Última e Primeira

Diz-se na estória da Cinderela que a carruagem vira abóbora à meia noite... O tempo de acreditar em contos de fadas acabou e por mais que eu tente acreditar que não há motivos para as coisas serem entrelaçadas do jeito que são, parece-me que a física quântica ri enquanto eu finjo não ver que tudo descarregado aqui me leva à mesma direção.
É por isso que eu decidi, como tantas outras vezes, mudar de rumo... novamente. Desta vez sem deixar nem sapatinho de cristal nem rastros para trás. Vou-me. E não vou na tentativa de abandonar-te porque eu sei, e você, embora ria e finja que a física não existe, também sabe que não há como abandonar-se.
Vou apenas para poder dançar longe de tantos olhares. Por tantos caminhos tanto quantas vontades poderei seguir. Sem varinha de condão, sem antecipar futuros, sem pensamentos e sem intenção. Vou respirar do outro lado livre da idéia de que há sempre um único destino para todas as palavras. Só levo comigo tudo que na minha alma cabe e que na minha mala não pese. Enquanto do lado de cá logo de mim tudo se esquece.

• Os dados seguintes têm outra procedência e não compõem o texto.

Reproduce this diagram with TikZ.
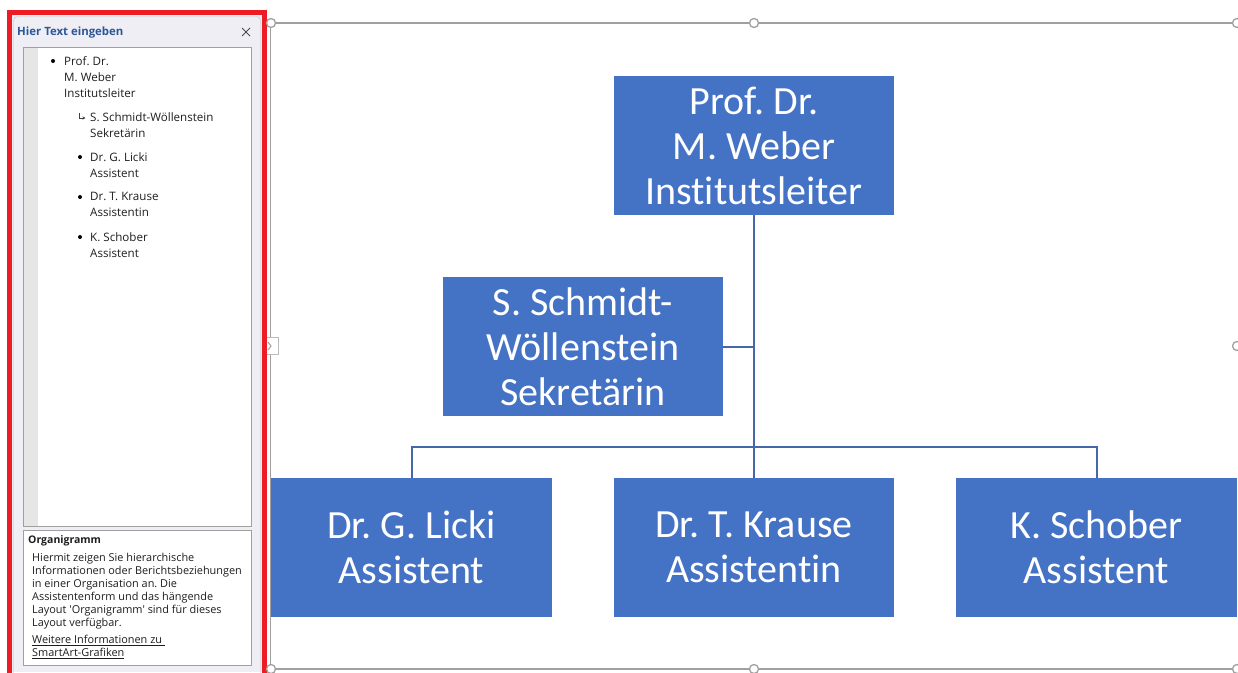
\documentclass[tikz,border=0pt]{standalone}
\usepackage{fontspec}
\setmainfont{Carlito}[Ligatures=NoCommon]
\newfontfamily\uifont{Open Sans}
\usetikzlibrary{arrows.meta}
\frenchspacing
\definecolor{boxblue}{RGB}{68,114,196}
\definecolor{wireblue}{RGB}{68,104,168}
\definecolor{panelbg}{RGB}{238,238,244}
\definecolor{panelrule}{RGB}{190,190,200}
\definecolor{stripgray}{RGB}{230,230,230}
\definecolor{framegray}{RGB}{160,160,160}
\definecolor{alertred}{RGB}{237,28,36}
\definecolor{titleblue}{RGB}{43,87,154}
\definecolor{uitext}{RGB}{30,30,30}
\tikzset{
  orgbox/.style={fill=boxblue, text=white, minimum width=280pt, minimum height=139pt,
    inner sep=0pt, align=center, font=\fontsize{40}{45}\selectfont},
  wire/.style={draw=wireblue, line width=2pt},
  handle/.style={circle, draw=framegray, fill=white, line width=1.3pt, minimum size=9pt, inner sep=0pt},
  entry/.style={anchor=north west, inner sep=0pt, align=left, text=uitext,
    font=\uifont\fontsize{11.6}{16}\selectfont},
  blurb/.style={anchor=north west, inner sep=0pt, align=left, text=uitext,
    font=\uifont\fontsize{10.9}{13}\selectfont},
  dot/.style={circle, fill=black, minimum size=4pt, inner sep=0pt},
}
\begin{document}
\begin{tikzpicture}[x=1pt, y=-1pt]
\useasboundingbox (0,0) rectangle (1238,672);
\fill[white] (0,0) rectangle (1238,672);

% ---- text pane on the left ----
\fill[panelbg] (12,15) rectangle (262,672);
\draw[panelrule, rounded corners=4pt] (13.5,16.5) -- (260.5,16.5) -- (260.5,680) -- (13.5,680) -- cycle;
\node[anchor=mid west, inner sep=0pt, text=titleblue, font=\uifont\bfseries\fontsize{11.4}{13}\selectfont] (panetitle) at (17,33.5) {Hier Text eingeben};
\draw[black!70, line width=1pt] (242,28) -- (250,36) (242,36) -- (250,28);

% entry list
\draw[framegray, fill=white] (23.5,47.5) rectangle (251.5,526.5);
\fill[stripgray] (24,48) rectangle (38,526);
\node[dot] (b1) at (53,61) {};
\node[entry] (e1) at (64,56) {Prof. Dr.\\M. Weber\\Institutsleiter};
\draw[black!75, line width=0.7pt, -{Stealth[length=3pt,width=3pt]}] (79,112.5) |- (85.5,118);
\node[entry] (e2) at (90,112) {S. Schmidt-Wöllenstein\\Sekretärin};
\node[dot] (b3) at (80,157) {};
\node[entry] (e3) at (90,152) {Dr. G. Licki\\Assistent};
\node[dot] (b4) at (80,197) {};
\node[entry] (e4) at (90,192) {Dr. T. Krause\\Assistentin};
\node[dot] (b5) at (80,237) {};
\node[entry] (e5) at (90,232) {K. Schober\\Assistent};

% description box
\draw[framegray, fill=white] (23.5,530.5) rectangle (251.5,665.5);
\node[anchor=mid west, inner sep=0pt, text=uitext, font=\uifont\bfseries\fontsize{10.5}{12}\selectfont] (desctitle) at (28,541) {Organigramm};
\node[blurb] (desc) at (32,553) {Hiermit zeigen Sie hierarchische\\Informationen oder Berichtsbeziehungen\\in einer Organisation an. Die\\Assistentenform und das hängende\\Layout 'Organigramm' sind für dieses\\Layout verfügbar.};
\node[blurb] (link) at (32,635) {\underline{Weitere Informationen zu\ }\\\underline{SmartArt-Grafiken}};

% collapse tab and pane highlight
\draw[framegray!70, fill=white] (262.5,337.5) rectangle (278.5,354.5);
\draw[framegray, line width=1pt] (268,342) -- (271,346) -- (268,350);
\draw[alertred, line width=5.5pt] (9.5,700) -- (9.5,12.5) -- (264.5,12.5) -- (264.5,700);

% ---- graphic frame ----
\draw[framegray, line width=1.2pt] (271,23) -- (1237,23) (271,669) -- (1237,669) (270.5,23) -- (270.5,337);
\draw[framegray, line width=1.2pt] (270.5,355) -- (270.5,669);
\node[handle] (h1) at (271,23) {};
\node[handle] (h2) at (754,23) {};
\node[handle] (h3) at (1237,23) {};
\node[handle] (h4) at (1237,346) {};
\node[handle] (h5) at (1237,669) {};
\node[handle] (h6) at (754,669) {};
\node[handle] (h7) at (271,669) {};

% ---- organisation chart ----
\node[orgbox] (head) at (754,145.5) {Prof. Dr.\\M. Weber\\Institutsleiter};
\node[orgbox] (sec) at (583,346.5) {S. Schmidt-\\Wöllenstein\\Sekretärin};
\node[orgbox, minimum width=281pt] (licki) at (411.5,547.5) {Dr. G. Licki\\Assistent};
\node[orgbox] (krause) at (754,547.5) {Dr. T. Krause\\Assistentin};
\node[orgbox, minimum width=281pt] (schober) at (1096.5,547.5) {K. Schober\\Assistent};

\coordinate (hub) at (754,447);
\draw[wire] (head.south) -- (hub);
\draw[wire] (sec.east) -- (sec.east -| head.south);
\draw[wire] (licki.north) |- (hub) -| (schober.north);
\draw[wire] (hub) -- (krause.north);
\end{tikzpicture}
\end{document}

Adeus. Vou escrever-me em outro lugar.
E assim foi feito.

Vou deixar a rua me levar
Ver a cidade se acender
A lua vai banhar esse lugar
Eu vou lembrar você
Ana Carolina

Reprise

Despedida

Despedidas são assim,
com cara de chuva que inunda,
com cara de noite que tira luz,
com cara de perda do que nunca se teve.
Vêm, apenas vêm...
Tiram de nós algo de brilho,
algo de bom...algo de nosso...algo de alguém...
apenas vêm...

Despedidas
Dos que vão por ciclo natural da vida...
dos que vão por opção, dos que têm que ir...
dos que a vida distanciam,
pela hora errada, pela situação errada..
na vontade suprimida em cada um...
mas, se tem que ter despedidas,
tchau, enfim.
Jane Lagares
15/09/2006

Tempo: um outro. Nome: um mesmo. Lugar: incerto.
Eu teimo em andar em círculos

Vão da memória

Eu sei que não vou lembrar o jeito certo de sentir. Talvez eu nem consiga esquecer. Tanto tempo já passou que a impressão que tenho é que ainda consigo ver os mesmos passos na rua reta. Um a um. Às vezes eu fitava o céu, tentando descobrir Deus sorrindo pra mim. Às vezes eram os prédios que tinham a minha atenção. Todos alinhados, testemunhas da minha necessidade estranha de estar perto de ti.
Seguravas-me pelos braços, pelas mãos, pela cintura e eu tentava emparelhar meus passos aos teus. Um a um. Ali perto de ti, naquele mundo tão diferente, me sentia em casa. Fui descobrindo que aquele dia cinza iria refletir em cores um dia importante da minha vida. De seqüencias pretas e brancas eu encontrei um coração no ladrilho do chão, à frente uma borboleta, mais à frente uma letra perdida e outra adiante... parecia que eu ia re-construir o mundo com ladrilhos.Era o mundo novo, colorido na calçada.
O riso feliz de criança, que descobre uma coisa, sem perceber que todo mundo já sabia, apareceu. Talvez só eu saiba a intensidade de todos aqueles passos. Todos eles. Cada um. Um a um. Talvez só eu entenda também que naquele dia, um coração se achou e um outro se perdeu. O meu, é igual àquele da rua reta, daquele dia, um coração de ladrilho dobrado no papel... Talvez jamais se esqueça...


Nas ruas de outono, os meus passos vão ficar
Ana Carolina

Desassossego

Eu descobri. Descobri que quero preencher com palavras todos os cantos que você deixou em branco quando partiu. Sei que elas não serão as mais doces, nem mesmo poderão me acalentar. Não serão digeríveis ou tangíveis. Elas serão sim aquelas marcadas pelo vazio, pela melancolia trazida nos olhos de quem não vê o finito das coisas. Aquelas descoradas e gastas de si mesmo, jamais entendidas.
Eu me cerco então em páginas, capítulos e livros de mim. Todos empilhados à altura da mão estendida e dos sentidos famintos. Um mundo ao redor das estórias pisadas e repisadas. E a cada linha, espremida com tamanha força, cada letra do seu nome irá saltar. E assim, da reescrita de todas as palavras haverá uma nova ordem, em cada canto, um novo conto em branco se descobrirá.